Голодомор на Одесщине: на кладбище отвозили и мертвых, и живых

Субботний разговор

В День памяти жертв Голодоморов вспоминаем, как люди выживали в нашей области в 1932-1933 гг.

«По селу ехала повозка – собирали умерших. И хотели отца забрать. Он распух от голода, сидел возле дома. Он говорит: «Я еще живой!». А ему в ответ: «Так завтра умрешь. Мне что, завтра за тобой одним приезжать сюда?».

Это история Марии Цебрий, заставшей ужасы Голодомора 1932-1933 гг. пятилетней девочкой. Ее семье чудом удалось спастись. Не всем так повезло. Но те, кто выжил, хранят память о замученных насмерть искусственным голодом своих родных. В День памяти жертв Голодоморов попытаемся понять, почему советская власть решила так поступить с украинцами, как боролись за жизнь наши прадедушки и прабабушки в Одесской области, узнаем семейные истории тех, кто сумел выжить и тех, кому в 1932-33 гг. не хватило ломтика хлеба…

Откуда пришел голод?

Год 1930-й. По Украине вовсю шагает коллективизация. В селах образуются колхозы и совхозы. У крестьян силой отбирают скот, землю, инвентарь, несогласных с политикой партии объявляют «куркулями», «врагами народа» и отправляют в ссылку. Официальные СМИ радостно сообщают об успехах коммунистической партии. Между тем с увеличением давления на крестьян активизируется крестьянское движение сопротивления. Только с 20 февраля по 2 апреля 1930 года в Украине прошло 1716 массовых выступлений, из которых 15 квалифицировались как «широкие вооруженные восстания против советской власти». Каждое из них объединяло до двух тысяч человек, которые выступали с лозунгами: «Верните нам Петлюру!», «Дайте другое государство!», «Да здравствует независимая Украина!», «Долой СССР!», «Давайте завоевывать свободу, долой коммуну!». Оружием были вилы, лопаты и топоры. Толпы крестьян с пением «Ще не вмерла Україна» занимались ликвидацией местных органов власти. Партийцы и комсомольцы убегали сломя голову. Привить бунтарям-украинцам трепетание перед советской властью взялись сразу, не теряя времени зря. Если не любить новый режим, так, по крайней мере, бояться его. Это была часть обязательной программы, иначе карточный домик молодого коммунистического государства развалился бы от дыхания тихого ветерка. Потому непокорность взялись выжигать, и это был адский огонь голодной смерти.

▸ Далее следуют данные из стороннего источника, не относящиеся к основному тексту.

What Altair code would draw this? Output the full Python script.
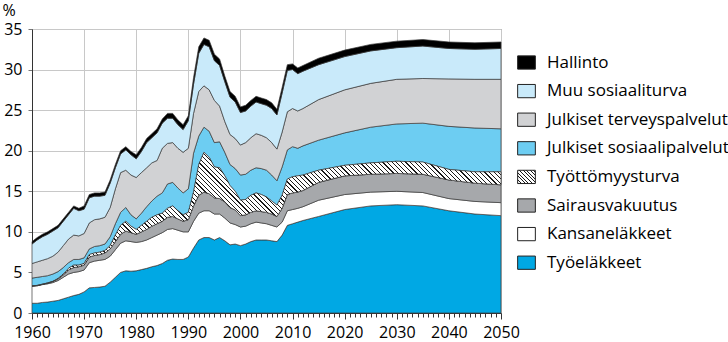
import altair as alt
import pandas as pd

years = list(range(1960, 2013)) + [2015, 2020, 2025, 2030, 2035, 2040, 2045, 2050]

# cumulative upper edge of each band (% of GDP), bottom band first
tyoelakkeet_top = [
    1.2, 1.2, 1.3, 1.35, 1.45, 1.55, 1.75, 1.95, 2.15, 2.3,
    2.6, 3.1, 3.15, 3.2, 3.3, 3.8, 4.4, 5.0, 5.2, 5.15,
    5.2, 5.35, 5.5, 5.7, 5.85, 6.1, 6.5, 6.65, 6.6, 6.6,
    6.9, 8.0, 9.0, 9.3, 9.3, 9.0, 9.3, 8.9, 8.4, 8.5,
    8.3, 8.5, 8.8, 9.0, 9.0, 9.0, 8.9, 8.8, 9.6, 10.8,
    11.0, 11.2, 11.4,
    11.9, 12.75, 13.2, 13.35, 13.2, 12.6, 12.2, 12.0]
kansanelakkeet_top = [
    3.3, 3.35, 3.5, 3.6, 3.75, 4.0, 4.4, 4.8, 5.0, 5.1,
    5.3, 6.2, 6.4, 6.5, 6.6, 7.0, 7.8, 8.6, 8.9, 8.8,
    8.7, 8.8, 9.0, 9.3, 9.6, 9.9, 10.3, 10.4, 10.2, 10.0,
    10.0, 11.3, 12.3, 12.6, 12.6, 12.2, 12.2, 11.7, 11.1, 10.9,
    10.6, 10.7, 11.0, 11.2, 11.1, 11.0, 10.8, 10.6, 11.2, 12.6,
    12.75, 12.9, 13.1,
    13.9, 14.6, 14.9, 15.0, 14.85, 14.1, 13.75, 13.6]
sairausvakuutus_top = [
    3.35, 3.4, 3.55, 3.7, 3.9, 4.2, 4.7, 5.3, 5.6, 5.7,
    5.9, 6.9, 7.1, 7.2, 7.4, 7.9, 8.8, 9.7, 10.1, 9.9,
    9.7, 10.0, 10.3, 10.7, 11.0, 11.3, 11.8, 11.9, 11.6, 11.3,
    11.5, 13.2, 14.5, 14.9, 14.7, 14.2, 14.1, 13.7, 13.0, 12.7,
    12.0, 12.1, 12.4, 12.6, 12.5, 12.4, 12.2, 11.9, 12.9, 14.6,
    14.8, 14.9, 15.1,
    16.1, 16.9, 17.1, 17.2, 17.1, 16.4, 16.0, 15.8]
tyottomyysturva_top = [
    3.35, 3.4, 3.55, 3.7, 3.9, 4.25, 4.8, 5.5, 5.9, 5.9,
    6.1, 7.2, 7.4, 7.5, 7.7, 8.3, 9.6, 10.8, 11.3, 10.7,
    10.3, 10.8, 11.3, 11.8, 12.1, 12.3, 12.9, 13.2, 12.6, 12.1,
    12.4, 14.9, 18.3, 19.8, 19.2, 18.0, 17.9, 16.9, 15.7, 15.0,
    13.9, 14.0, 14.5, 14.8, 14.6, 14.3, 13.8, 13.3, 14.5, 16.5,
    16.8, 16.9, 17.0,
    17.6, 18.2, 18.5, 18.7, 18.6, 17.7, 17.4, 17.4]
sosiaalipalvelut_top = [
    4.3, 4.4, 4.5, 4.6, 4.8, 5.1, 5.6, 6.2, 6.6, 6.6,
    6.8, 7.9, 8.2, 8.3, 8.5, 9.4, 11.0, 12.4, 13.0, 12.1,
    11.6, 12.3, 13.1, 13.8, 14.4, 14.8, 15.9, 16.1, 15.4, 14.8,
    15.3, 19.7, 21.8, 22.9, 22.4, 21.0, 21.1, 19.8, 18.3, 17.8,
    17.0, 17.1, 17.6, 17.9, 17.8, 17.6, 17.0, 16.3, 18.0, 20.1,
    20.5, 20.3, 20.6,
    21.3, 22.2, 22.9, 23.3, 23.4, 23.0, 22.8, 22.7]
terveyspalvelut_top = [
    6.1, 6.3, 6.5, 6.7, 7.0, 7.5, 8.3, 9.1, 9.6, 9.5,
    9.8, 11.1, 11.5, 11.6, 11.8, 13.0, 15.3, 17.3, 17.6, 17.0,
    16.7, 17.3, 17.9, 18.5, 18.8, 20.3, 20.9, 21.0, 20.3, 19.8,
    20.3, 24.6, 27.3, 28.0, 27.5, 26.2, 25.5, 23.6, 22.0, 21.5,
    20.7, 21.0, 21.6, 22.1, 21.9, 21.6, 21.0, 20.2, 22.3, 24.8,
    25.2, 24.9, 25.2,
    26.3, 27.5, 28.3, 28.8, 28.9, 28.85, 28.8, 28.8]
muu_top = [
    8.5, 9.0, 9.4, 9.7, 10.1, 10.5, 11.3, 12.1, 12.9, 12.6,
    12.8, 14.2, 14.4, 14.4, 14.5, 16.0, 17.9, 19.6, 20.1, 19.5,
    19.0, 19.9, 21.0, 21.6, 22.2, 23.4, 24.0, 24.0, 23.2, 22.6,
    23.7, 28.2, 32.0, 33.1, 32.8, 31.1, 30.5, 28.5, 26.6, 26.0,
    24.7, 24.9, 25.5, 26.0, 25.8, 25.6, 25.2, 24.4, 27.1, 29.9,
    30.0, 29.5, 29.8,
    30.6, 31.6, 32.3, 32.7, 32.9, 32.6, 32.5, 32.6]
hallinto_top = [
    8.8, 9.3, 9.7, 10.0, 10.4, 10.8, 11.6, 12.4, 13.2, 12.9,
    13.2, 14.6, 14.8, 14.8, 14.9, 16.4, 18.3, 20.0, 20.5, 19.9,
    19.5, 20.4, 21.5, 22.1, 22.7, 23.9, 24.6, 24.6, 23.8, 23.2,
    24.3, 29.0, 32.8, 33.9, 33.6, 31.9, 31.3, 29.2, 27.3, 26.7,
    25.4, 25.6, 26.2, 26.7, 26.5, 26.3, 25.9, 25.1, 27.8, 30.6,
    30.7, 30.2, 30.5,
    31.4, 32.4, 33.1, 33.5, 33.7, 33.4, 33.3, 33.4]

series_names = ["Työeläkkeet", "Kansaneläkkeet", "Sairausvakuutus", "Työttömyysturva",
                "Julkiset sosiaalipalvelut", "Julkiset terveyspalvelut",
                "Muu sosiaaliturva", "Hallinto"]
tops = [tyoelakkeet_top, kansanelakkeet_top, sairausvakuutus_top, tyottomyysturva_top,
        sosiaalipalvelut_top, terveyspalvelut_top, muu_top, hallinto_top]
series_colors = ["#00a8e4", "#ffffff", "#a6a8ab", "HATCH",
                 "#6dcdf2", "#d1d2d4", "#c9eafa", "#000000"]

y_ticks = [0, 5, 10, 15, 20, 25, 30, 35]

records = []
for i, (name, top) in enumerate(zip(series_names, tops)):
    below = tops[i - 1] if i > 0 else [0] * len(years)
    for yr, lo, hi in zip(years, below, top):
        records.append({"vuosi": yr, "sarja": name, "ala": lo, "yla": hi})
df = pd.DataFrame(records)

W, H = 469, 284
FONT = "Open Sans"
INK = "#1a1a1a"


def stripe_stops(period, frac):
    out = []
    k = 0
    while k * period < 1:
        o = k * period
        o2 = min(o + period * frac, 1.0)
        o3 = min(o + period, 1.0)
        out += [(o, INK), (o2, INK), (o2, "#ffffff"), (o3, "#ffffff")]
        k += 1
    return out


# fine hatch for the plotted band (gradient works in bounding-box units)
hatch_lo = min(sairausvakuutus_top)
hatch_hi = max(tyottomyysturva_top)
bbox_h = (hatch_hi - hatch_lo) * H / 35.0
a = 1.2
b = -a * bbox_h / W
band_period = 4.6 / ((a * a + b * b) / a * W)
hatch_fill = alt.LinearGradient(
    gradient="linear",
    stops=[alt.GradientStop(color=c, offset=o) for o, c in stripe_stops(band_period, 0.26)],
    x1=0, y1=1, x2=a, y2=1 + b)

# coarse hatch for the legend swatch (17.7 x 13.3 px box)
la = 1.12
lb = -la * 0.75
leg_period = 3.6 / ((la * la + lb * lb) / la * 17.7)
leg_stops = ", ".join(
    "{offset: %.4f, color: '%s'}" % (o, c) for o, c in stripe_stops(leg_period, 0.3))
legend_hatch_expr = "{gradient: 'linear', x1: 0, y1: 1, x2: %.3f, y2: %.3f, stops: [%s]}" % (
    la, 1 + lb, leg_stops)

legend_order = list(reversed(series_names))
legend_colors = [alt.ExprRef(expr=legend_hatch_expr) if c == "HATCH" else c
                 for c in reversed(series_colors)]

x_enc = alt.X(
    "vuosi:Q",
    scale=alt.Scale(domain=[1960, 2050], nice=False, zero=False),
    axis=alt.Axis(
        values=list(range(1960, 2051)),
        format="d",
        labelExpr="datum.value % 10 === 0 ? datum.label : ''",
        tickSize={"condition": {"test": "datum.value % 10 === 0", "value": 6}, "value": 4},
        gridOpacity={"condition": {"test": "datum.value % 10 === 0", "value": 1}, "value": 0},
        grid=True, gridColor="#c8c8c8", gridWidth=1,
        title=None, labelFont=FONT, labelFontSize=16, labelColor="#000",
        labelPadding=5, labelOverlap=False, labelFlush=False,
        domainColor="#333", tickColor="#333", tickWidth=1,
    ),
)
y_enc = alt.Y(
    "yla:Q", stack=None,
    scale=alt.Scale(domain=[0, 35], nice=False, zero=True),
    axis=alt.Axis(
        values=y_ticks, grid=True, gridColor="#c8c8c8", gridWidth=1,
        tickSize=4, tickColor="#777", domainColor="#333",
        labelFont=FONT, labelFontSize=16, labelColor="#000", labelPadding=6,
        labelFlush=False,
        title="%", titleAngle=0, titleFont=FONT, titleFontSize=16,
        titleFontWeight="normal", titleAlign="left", titleBaseline="top",
        titleX=-30, titleY=-27, titleColor="#000",
    ),
)
y2_enc = alt.Y2("ala:Q")

areas = alt.Chart(df).mark_area(
    stroke="#3a3a3a", strokeWidth=0.7, interpolate="linear", opacity=1
).encode(
    x=x_enc, y=y_enc, y2=y2_enc,
    color=alt.Color(
        "sarja:N",
        scale=alt.Scale(domain=legend_order, range=legend_colors),
        legend=alt.Legend(
            title=None, orient="none", legendX=485, legendY=24,
            symbolType="M-1,-0.75H1V0.75H-1Z", symbolSize=313,
            symbolStrokeColor="#222", symbolStrokeWidth=1, symbolOpacity=1,
            labelFont=FONT, labelFontSize=17, labelColor="#000",
            labelOffset=11, rowPadding=9.6, padding=0, labelLimit=300,
        ),
    ),
)

hatch = alt.Chart(df).transform_filter(
    alt.datum.sarja == "Työttömyysturva"
).mark_area(
    fill=hatch_fill, stroke="#3a3a3a", strokeWidth=0.7, interpolate="linear"
).encode(x=x_enc, y=y_enc, y2=y2_enc)

chart = alt.layer(areas, hatch).properties(
    width=W, height=H,
    autosize="none",
    padding={"left": 32, "top": 29, "right": 728 - 32 - W, "bottom": 342 - 29 - H},
).configure_view(stroke="#777", strokeWidth=1)

chart.save("out.html", embed_options={"renderer": "svg", "actions": False})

Украинские крестьяне выступали с лозунгами: «Верните нам Петлюру!», «Дайте другое государство!», «Да здравствует независимая Украина!», «Долой СССР!», «Давайте завоевывать свободу, долой коммуну!

Власть увеличила нормы и темпы хлебозаготовки, повесив на украинцев непосильное бремя. Украинским зерном грузили вагоны поездов и трюмы судов, а самих украинцев оставляли на произвол судьбы, один на один перед хищной пастью голода. Сначала тех, кто бойкотировал чрезмерную и несправедливую хлебозаготовку, штрафовали: отбирали мясо и картофель. Вскоре это вошло в норму: активисты специальных бригад по заготовке зерна, так называемые «красные обозы», за определенный процент изъятого зерна и продуктов соглашались ходить по домам и не стеснялись отбирать все, что было съедобным. В основном заготовители были вооружены ружьями, те, кому не хватало оружия, справлялись с крестьянами и с помощью палок: активисты заготовки нередко прибегали к насилию и грабежам.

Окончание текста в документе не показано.